The race to locate compute power at the edge has accelerated as generative AI models demand low‑latency, high‑bandwidth processing. Enterprises and governments are increasingly seeking sovereign infrastructure that keeps data within national borders while delivering the GPU density required for inference workloads. Europe, in particular, faces pressure to reduce reliance on foreign cloud providers, prompting a surge of niche players that combine AI‑optimized hardware with localized deployment models. Policloud’s announcement to install up to 1,000 micro‑data centers by 2030 directly addresses this strategic gap.
Policloud differentiates itself through a containerised, water‑less cooling architecture that packs up to 400 GPUs into a 100‑square‑metre pod delivering 500 kW of power. This modular design shortens construction cycles and sidesteps the water‑intensive cooling systems that dominate traditional hyperscale sites.
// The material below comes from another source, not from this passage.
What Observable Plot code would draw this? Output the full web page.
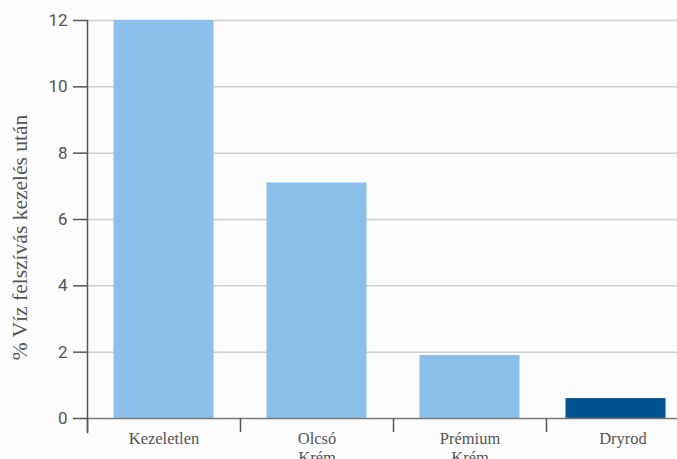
<!DOCTYPE html>
<html>
<head>
<meta charset="utf-8">
<script src="https://cdn.jsdelivr.net/npm/d3@7"></script>
<script src="https://cdn.jsdelivr.net/npm/@observablehq/plot@0.6"></script>
<style>
  html, body { margin: 0; padding: 0; background: #fcfcfc; overflow: hidden; }
</style>
</head>
<body>
<div id="chart"></div>
<script>
const categories = ["Kezeletlen", "Olcsó\nKrém", "Prémium\nKrém", "Dryrod"];
const values = [12, 7.1, 1.9, 0.6];
const highlight = [false, false, false, true];
const yTicks = [0, 2, 4, 6, 8, 10, 12];
const yTitle = "% Víz felszívás kezelés után";

const data = categories.map((c, i) => ({ cat: c, value: values[i], hi: highlight[i] }));
const step = 153;

const chart = Plot.plot({
  width: 677,
  height: 459,
  marginTop: 20,
  marginLeft: 87,
  marginRight: 0,
  marginBottom: 27,
  style: { background: "#fcfcfc", overflow: "hidden" },
  x: { type: "band", domain: categories, range: [87, 87 + step * 4], padding: 0 },
  y: { domain: [0, 12], range: [418, 20] },
  marks: [
    Plot.ruleY(yTicks.filter(d => d > 0), { stroke: "#d0d0d0", strokeWidth: 1.5 }),
    Plot.barY(data.filter(d => !d.hi), { x: "cat", y: "value", fill: "#8cc0ea", insetLeft: 26.5, insetRight: 26.5 }),
    Plot.barY(data.filter(d => d.hi), { x: "cat", y: "value", fill: "#005191", insetLeft: 26.5, insetRight: 26.5, dx: -7 }),
    Plot.ruleY([0], { stroke: "#777", strokeWidth: 1.5 }),
    Plot.frame({ anchor: "left", stroke: "#555", strokeWidth: 1.5 }),
    Plot.axisY({ ticks: yTicks, tickSize: 14, tickPadding: 6, stroke: "#555", strokeWidth: 1.5, fill: "#555",
      fontSize: 17, fontFamily: "Roboto, sans-serif", label: null }),
    Plot.axisX({ tickSize: -14, tickFormat: () => "", dx: -step / 2, stroke: "#555", strokeWidth: 1.5, label: null }),
    Plot.axisX({ tickSize: 0, tickPadding: -1, fill: "#555", fontSize: 16.5,
      fontFamily: "'Liberation Serif', 'DejaVu Serif', serif", lineHeight: 1.1, label: null }),
    Plot.text([yTitle], { frameAnchor: "left", textAnchor: "middle", rotate: -90, dx: -67, dy: 11, fill: "#555", fontSize: 21.5,
      fontFamily: "'Liberation Serif', 'DejaVu Serif', serif" })
  ]
});
document.getElementById("chart").appendChild(chart);
</script>
</body>
</html>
By partnering with Hivenet’s distributed operating platform, the pods become self‑optimising edge nodes capable of workload orchestration across fragmented locations. The approach promises high GPU utilisation while maintaining a small physical and energy footprint, a combination that appeals to data‑sensitive sectors such as finance, defense, and health care.
The company’s roadmap—100 installations in 2026 followed by a thousand by 2030—requires capital and operational scale that few European startups have achieved. A €7.5 million seed round in 2025 gave Policloud a foothold, but the projected €10.5 million contract pipeline suggests a need for further financing to sustain rapid rollout and component sourcing. If successful, the network could become a cornerstone of Europe’s AI sovereignty strategy, offering regulators a domestically‑controlled alternative to the megaclouds while opening new revenue streams for regional data‑center operators and investors.